Request: Omit all images. Write out the rest of the material exactly.

────────────────────

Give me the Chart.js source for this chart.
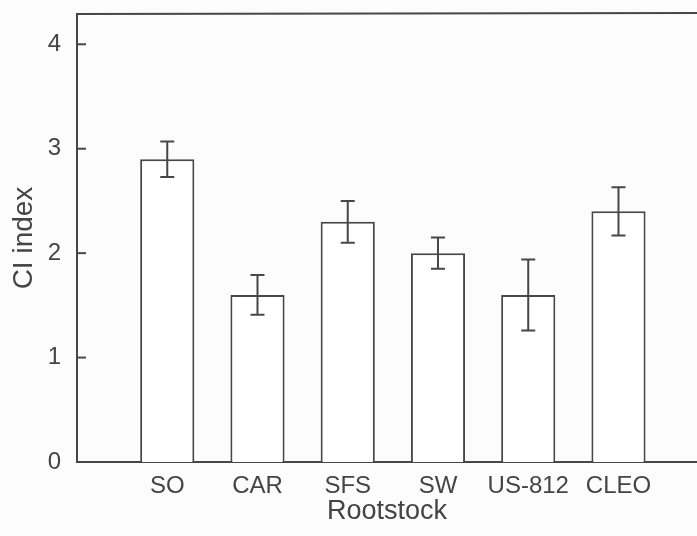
<!DOCTYPE html>
<html>
<head>
<meta charset="utf-8">
<script src="https://cdn.jsdelivr.net/npm/chart.js@4.4.1/dist/chart.umd.min.js"></script>
<style>
  body { margin: 0; background: #fcfcfc; }
  canvas { display: block; }
</style>
</head>
<body>
<canvas id="chart" width="697" height="536"></canvas>
<script>
// rootstocks and CI index means, with the +/- error bar half lengths
const rootstocks = ['SO', 'CAR', 'SFS', 'SW', 'US-812', 'CLEO'];
const ciValues = [2.9, 1.6, 2.3, 2.0, 1.6, 2.4];
const ciErrors = [0.17, 0.19, 0.20, 0.15, 0.34, 0.23];
const yTicks = [0, 1, 2, 3, 4];

const ink = '#474747';
const font = "'Liberation Sans', Arial, sans-serif";

// bars sit on x = 1..6 of a linear axis, so there is an empty slot left of SO
const points = [];
for (let i = 0; i < rootstocks.length; i++) {
  points.push({ x: i + 1, y: ciValues[i] });
}

// error bars, inward y tick marks and the top frame line
const extras = {
  id: 'extras',
  afterDatasetsDraw(chart) {
    const ctx = chart.ctx;
    const xs = chart.scales.x;
    const ys = chart.scales.y;
    const area = chart.chartArea;
    ctx.save();
    ctx.strokeStyle = ink;
    ctx.lineWidth = 2;
    for (let i = 0; i < ciValues.length; i++) {
      const x = xs.getPixelForValue(i + 1);
      const top = ys.getPixelForValue(ciValues[i] + ciErrors[i]);
      const bot = ys.getPixelForValue(ciValues[i] - ciErrors[i]);
      ctx.beginPath();
      ctx.moveTo(x, top); ctx.lineTo(x, bot);
      ctx.moveTo(x - 7, top); ctx.lineTo(x + 7, top);
      ctx.moveTo(x - 7, bot); ctx.lineTo(x + 7, bot);
      ctx.stroke();
    }
    for (const t of yTicks) {
      const y = ys.getPixelForValue(t);
      ctx.beginPath();
      ctx.moveTo(area.left, y); ctx.lineTo(area.left + 9, y);
      ctx.stroke();
    }
    ctx.beginPath();
    ctx.moveTo(area.left - 1, area.top);
    ctx.lineTo(area.right, area.top - 1);
    ctx.stroke();
    ctx.restore();
  }
};

new Chart(document.getElementById('chart'), {
  type: 'bar',
  data: {
    datasets: [{
      data: points,
      backgroundColor: '#ffffff',
      borderColor: ink,
      borderWidth: 2,
      barPercentage: 0.6,
      categoryPercentage: 1
    }]
  },
  options: {
    responsive: false,
    animation: false,
    layout: { padding: { left: 0, right: 0, top: 14, bottom: 0 } },
    plugins: { legend: { display: false }, tooltip: { enabled: false } },
    scales: {
      x: {
        type: 'linear',
        offset: false,
        min: 0,
        max: 6.87,
        grid: { display: false, drawTicks: false },
        border: { display: true, color: ink, width: 2 },
        ticks: {
          stepSize: 1,
          includeBounds: false,
          autoSkip: false,
          maxRotation: 0,
          padding: 10,
          color: '#444',
          font: { family: font, size: 24 },
          callback: v => (Number.isInteger(v) && v >= 1 && v <= rootstocks.length) ? rootstocks[v - 1] : ''
        },
        title: {
          display: true,
          text: 'Rootstock',
          color: '#444',
          font: { family: font, size: 27 },
          padding: { top: 0, bottom: 8 }
        },
        afterFit(scale) {
          scale.height = 74;
          scale.paddingLeft = 0;
          scale.paddingRight = 0;
        }
      },
      y: {
        min: 0,
        max: 4.29,
        grid: { display: false, drawTicks: false },
        border: { display: true, color: ink, width: 2 },
        ticks: {
          stepSize: 1,
          includeBounds: false,
          padding: 16,
          color: '#444',
          font: { family: font, size: 24 },
          callback: v => yTicks.includes(v) ? String(v) : ''
        },
        title: {
          display: true,
          text: 'CI index',
          color: '#444',
          font: { family: font, size: 28 },
          padding: { top: 7, bottom: 0 }
        },
        afterFit(scale) {
          scale.width = 77;
          scale.paddingTop = 0;
          scale.paddingBottom = 0;
        }
      }
    }
  },
  plugins: [extras]
});
</script>
</body>
</html>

────────────────────

Answer to this task:
Give me the Chart.js source for this chart.
<!DOCTYPE html>
<html>
<head>
<meta charset="utf-8">
<script src="https://cdn.jsdelivr.net/npm/chart.js@4.4.1/dist/chart.umd.min.js"></script>
<style>
  body { margin: 0; background: #fcfcfc; }
  canvas { display: block; }
</style>
</head>
<body>
<canvas id="chart" width="697" height="536"></canvas>
<script>
// rootstocks and CI index means, with the +/- error bar half lengths
const rootstocks = ['SO', 'CAR', 'SFS', 'SW', 'US-812', 'CLEO'];
const ciValues = [2.9, 1.6, 2.3, 2.0, 1.6, 2.4];
const ciErrors = [0.17, 0.19, 0.20, 0.15, 0.34, 0.23];
const yTicks = [0, 1, 2, 3, 4];

const ink = '#474747';
const font = "'Liberation Sans', Arial, sans-serif";

// bars sit on x = 1..6 of a linear axis, so there is an empty slot left of SO
const points = [];
for (let i = 0; i < rootstocks.length; i++) {
  points.push({ x: i + 1, y: ciValues[i] });
}

// error bars, inward y tick marks and the top frame line
const extras = {
  id: 'extras',
  afterDatasetsDraw(chart) {
    const ctx = chart.ctx;
    const xs = chart.scales.x;
    const ys = chart.scales.y;
    const area = chart.chartArea;
    ctx.save();
    ctx.strokeStyle = ink;
    ctx.lineWidth = 2;
    for (let i = 0; i < ciValues.length; i++) {
      const x = xs.getPixelForValue(i + 1);
      const top = ys.getPixelForValue(ciValues[i] + ciErrors[i]);
      const bot = ys.getPixelForValue(ciValues[i] - ciErrors[i]);
      ctx.beginPath();
      ctx.moveTo(x, top); ctx.lineTo(x, bot);
      ctx.moveTo(x - 7, top); ctx.lineTo(x + 7, top);
      ctx.moveTo(x - 7, bot); ctx.lineTo(x + 7, bot);
      ctx.stroke();
    }
    for (const t of yTicks) {
      const y = ys.getPixelForValue(t);
      ctx.beginPath();
      ctx.moveTo(area.left, y); ctx.lineTo(area.left + 9, y);
      ctx.stroke();
    }
    ctx.beginPath();
    ctx.moveTo(area.left - 1, area.top);
    ctx.lineTo(area.right, area.top - 1);
    ctx.stroke();
    ctx.restore();
  }
};

new Chart(document.getElementById('chart'), {
  type: 'bar',
  data: {
    datasets: [{
      data: points,
      backgroundColor: '#ffffff',
      borderColor: ink,
      borderWidth: 2,
      barPercentage: 0.6,
      categoryPercentage: 1
    }]
  },
  options: {
    responsive: false,
    animation: false,
    layout: { padding: { left: 0, right: 0, top: 14, bottom: 0 } },
    plugins: { legend: { display: false }, tooltip: { enabled: false } },
    scales: {
      x: {
        type: 'linear',
        offset: false,
        min: 0,
        max: 6.87,
        grid: { display: false, drawTicks: false },
        border: { display: true, color: ink, width: 2 },
        ticks: {
          stepSize: 1,
          includeBounds: false,
          autoSkip: false,
          maxRotation: 0,
          padding: 10,
          color: '#444',
          font: { family: font, size: 24 },
          callback: v => (Number.isInteger(v) && v >= 1 && v <= rootstocks.length) ? rootstocks[v - 1] : ''
        },
        title: {
          display: true,
          text: 'Rootstock',
          color: '#444',
          font: { family: font, size: 27 },
          padding: { top: 0, bottom: 8 }
        },
        afterFit(scale) {
          scale.height = 74;
          scale.paddingLeft = 0;
          scale.paddingRight = 0;
        }
      },
      y: {
        min: 0,
        max: 4.29,
        grid: { display: false, drawTicks: false },
        border: { display: true, color: ink, width: 2 },
        ticks: {
          stepSize: 1,
          includeBounds: false,
          padding: 16,
          color: '#444',
          font: { family: font, size: 24 },
          callback: v => yTicks.includes(v) ? String(v) : ''
        },
        title: {
          display: true,
          text: 'CI index',
          color: '#444',
          font: { family: font, size: 28 },
          padding: { top: 7, bottom: 0 }
        },
        afterFit(scale) {
          scale.width = 77;
          scale.paddingTop = 0;
          scale.paddingBottom = 0;
        }
      }
    }
  },
  plugins: [extras]
});
</script>
</body>
</html>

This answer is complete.